**What is being asked:** Give back the full listing, character for character, with no pictures.
══ Given data ══
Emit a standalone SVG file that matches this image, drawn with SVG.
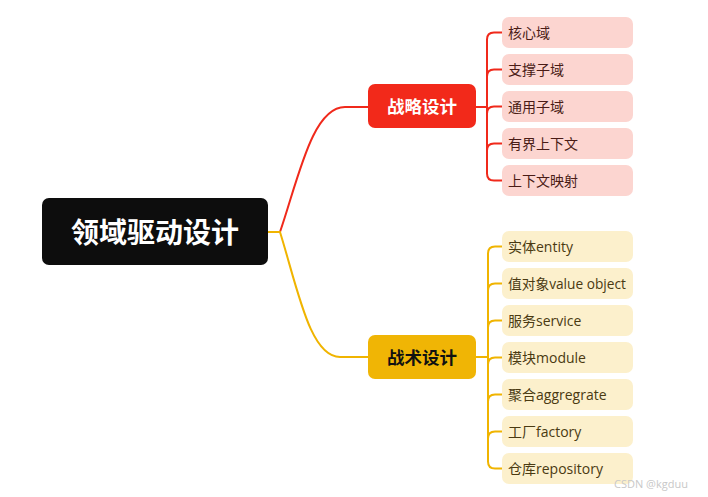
<svg xmlns="http://www.w3.org/2000/svg" width="708" height="497" viewBox="0 0 708 497">
<style>
.t{font-family:"Open Sans","Noto Sans CJK SC",sans-serif;}
.b{font-family:"Noto Sans CJK SC",sans-serif;font-weight:bold;}
.lr{fill:#fcd5d0;}
.ly{fill:#fcf0cc;}
.tr{fill:#4a1c16;font-size:14px;}
.ty{fill:#4a3a12;font-size:14px;}
.cr{stroke:#f0291b;fill:none;stroke-width:2;}
.cy{stroke:#f0b400;fill:none;stroke-width:2;}
</style>
<rect width="708" height="497" fill="#ffffff"/>
<g id="connectors">
<path class="cr" d="M268,232 H280 C298,180 312,107 345,107 H369"/>
<path class="cy" d="M268,232 H280 C298,290 310,357 340,357 H369"/>
<path class="cr" d="M476,107 H487" stroke-width="4"/>
<path class="cy" d="M476,357 H488" stroke-width="4"/>
<path class="cr" d="M502,32.5 H494 Q487,32.5 487,39.5 V173.5 Q487,180.5 494,180.5 H502"/>
<path class="cr" d="M487,76.5 Q487,69.5 494,69.5 H502 M487,113.5 Q487,106.5 494,106.5 H502 M487,150.5 Q487,143.5 494,143.5 H502" stroke-width="1.8"/>
<path class="cy" d="M502,246.5 H495 Q488,246.5 488,253.5 V461.5 Q488,468.5 495,468.5 H502"/>
<path class="cy" d="M488,290.5 Q488,283.5 495,283.5 H502 M488,327.5 Q488,320.5 495,320.5 H502 M488,364.5 Q488,357.5 495,357.5 H502 M488,401.5 Q488,394.5 495,394.5 H502 M488,438.5 Q488,431.5 495,431.5 H502" stroke-width="1.8"/>
</g>
<g id="root">
<rect x="42" y="198" width="226" height="67" rx="7" fill="#0d0d0d"/>
<text class="b" x="155" y="243" font-size="28" fill="#ffffff" text-anchor="middle">领域驱动设计</text>
</g>
<g id="strategy">
<rect x="368" y="84" width="108" height="44" rx="7" fill="#f2291a"/>
<text class="b" x="422" y="112.5" font-size="17.5" fill="#ffffff" text-anchor="middle">战略设计</text>
</g>
<g id="tactics">
<rect x="368" y="335" width="108" height="44" rx="7" fill="#f0b505"/>
<text class="b" x="422" y="363.5" font-size="17.5" fill="#111111" text-anchor="middle">战术设计</text>
</g>
<g id="s1"><rect class="lr" x="502" y="17" width="131" height="31" rx="7"/><text class="t tr" x="508" y="37.5">核心域</text></g>
<g id="s2"><rect class="lr" x="502" y="54" width="131" height="31" rx="7"/><text class="t tr" x="508" y="74.5">支撑子域</text></g>
<g id="s3"><rect class="lr" x="502" y="91" width="131" height="31" rx="7"/><text class="t tr" x="508" y="111.5">通用子域</text></g>
<g id="s4"><rect class="lr" x="502" y="128" width="131" height="31" rx="7"/><text class="t tr" x="508" y="148.5">有界上下文</text></g>
<g id="s5"><rect class="lr" x="502" y="165" width="131" height="31" rx="7"/><text class="t tr" x="508" y="185.5">上下文映射</text></g>
<g id="y1"><rect class="ly" x="502" y="231" width="131" height="31" rx="7"/><text class="t ty" x="508" y="251.5">实体entity</text></g>
<g id="y2"><rect class="ly" x="502" y="268" width="131" height="31" rx="7"/><text class="t ty" x="508" y="288.5" textLength="118" lengthAdjust="spacingAndGlyphs">值对象value object</text></g>
<g id="y3"><rect class="ly" x="502" y="305" width="131" height="31" rx="7"/><text class="t ty" x="508" y="325.5">服务service</text></g>
<g id="y4"><rect class="ly" x="502" y="342" width="131" height="31" rx="7"/><text class="t ty" x="508" y="362.5">模块module</text></g>
<g id="y5"><rect class="ly" x="502" y="379" width="131" height="31" rx="7"/><text class="t ty" x="508" y="399.5">聚合aggregrate</text></g>
<g id="y6"><rect class="ly" x="502" y="416" width="131" height="31" rx="7"/><text class="t ty" x="508" y="436.5">工厂factory</text></g>
<g id="y7"><rect class="ly" x="502" y="453" width="131" height="31" rx="7"/><text class="t ty" x="508" y="473.5">仓库repository</text></g>
<text class="t" x="614" y="488" font-size="11" fill="#c8c8c8">CSDN @kgduu</text>
</svg>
═══
**Task result:**
Emit a standalone SVG file that matches this image, drawn with SVG.
<svg xmlns="http://www.w3.org/2000/svg" width="708" height="497" viewBox="0 0 708 497">
<style>
.t{font-family:"Open Sans","Noto Sans CJK SC",sans-serif;}
.b{font-family:"Noto Sans CJK SC",sans-serif;font-weight:bold;}
.lr{fill:#fcd5d0;}
.ly{fill:#fcf0cc;}
.tr{fill:#4a1c16;font-size:14px;}
.ty{fill:#4a3a12;font-size:14px;}
.cr{stroke:#f0291b;fill:none;stroke-width:2;}
.cy{stroke:#f0b400;fill:none;stroke-width:2;}
</style>
<rect width="708" height="497" fill="#ffffff"/>
<g id="connectors">
<path class="cr" d="M268,232 H280 C298,180 312,107 345,107 H369"/>
<path class="cy" d="M268,232 H280 C298,290 310,357 340,357 H369"/>
<path class="cr" d="M476,107 H487" stroke-width="4"/>
<path class="cy" d="M476,357 H488" stroke-width="4"/>
<path class="cr" d="M502,32.5 H494 Q487,32.5 487,39.5 V173.5 Q487,180.5 494,180.5 H502"/>
<path class="cr" d="M487,76.5 Q487,69.5 494,69.5 H502 M487,113.5 Q487,106.5 494,106.5 H502 M487,150.5 Q487,143.5 494,143.5 H502" stroke-width="1.8"/>
<path class="cy" d="M502,246.5 H495 Q488,246.5 488,253.5 V461.5 Q488,468.5 495,468.5 H502"/>
<path class="cy" d="M488,290.5 Q488,283.5 495,283.5 H502 M488,327.5 Q488,320.5 495,320.5 H502 M488,364.5 Q488,357.5 495,357.5 H502 M488,401.5 Q488,394.5 495,394.5 H502 M488,438.5 Q488,431.5 495,431.5 H502" stroke-width="1.8"/>
</g>
<g id="root">
<rect x="42" y="198" width="226" height="67" rx="7" fill="#0d0d0d"/>
<text class="b" x="155" y="243" font-size="28" fill="#ffffff" text-anchor="middle">领域驱动设计</text>
</g>
<g id="strategy">
<rect x="368" y="84" width="108" height="44" rx="7" fill="#f2291a"/>
<text class="b" x="422" y="112.5" font-size="17.5" fill="#ffffff" text-anchor="middle">战略设计</text>
</g>
<g id="tactics">
<rect x="368" y="335" width="108" height="44" rx="7" fill="#f0b505"/>
<text class="b" x="422" y="363.5" font-size="17.5" fill="#111111" text-anchor="middle">战术设计</text>
</g>
<g id="s1"><rect class="lr" x="502" y="17" width="131" height="31" rx="7"/><text class="t tr" x="508" y="37.5">核心域</text></g>
<g id="s2"><rect class="lr" x="502" y="54" width="131" height="31" rx="7"/><text class="t tr" x="508" y="74.5">支撑子域</text></g>
<g id="s3"><rect class="lr" x="502" y="91" width="131" height="31" rx="7"/><text class="t tr" x="508" y="111.5">通用子域</text></g>
<g id="s4"><rect class="lr" x="502" y="128" width="131" height="31" rx="7"/><text class="t tr" x="508" y="148.5">有界上下文</text></g>
<g id="s5"><rect class="lr" x="502" y="165" width="131" height="31" rx="7"/><text class="t tr" x="508" y="185.5">上下文映射</text></g>
<g id="y1"><rect class="ly" x="502" y="231" width="131" height="31" rx="7"/><text class="t ty" x="508" y="251.5">实体entity</text></g>
<g id="y2"><rect class="ly" x="502" y="268" width="131" height="31" rx="7"/><text class="t ty" x="508" y="288.5" textLength="118" lengthAdjust="spacingAndGlyphs">值对象value object</text></g>
<g id="y3"><rect class="ly" x="502" y="305" width="131" height="31" rx="7"/><text class="t ty" x="508" y="325.5">服务service</text></g>
<g id="y4"><rect class="ly" x="502" y="342" width="131" height="31" rx="7"/><text class="t ty" x="508" y="362.5">模块module</text></g>
<g id="y5"><rect class="ly" x="502" y="379" width="131" height="31" rx="7"/><text class="t ty" x="508" y="399.5">聚合aggregrate</text></g>
<g id="y6"><rect class="ly" x="502" y="416" width="131" height="31" rx="7"/><text class="t ty" x="508" y="436.5">工厂factory</text></g>
<g id="y7"><rect class="ly" x="502" y="453" width="131" height="31" rx="7"/><text class="t ty" x="508" y="473.5">仓库repository</text></g>
<text class="t" x="614" y="488" font-size="11" fill="#c8c8c8">CSDN @kgduu</text>
</svg>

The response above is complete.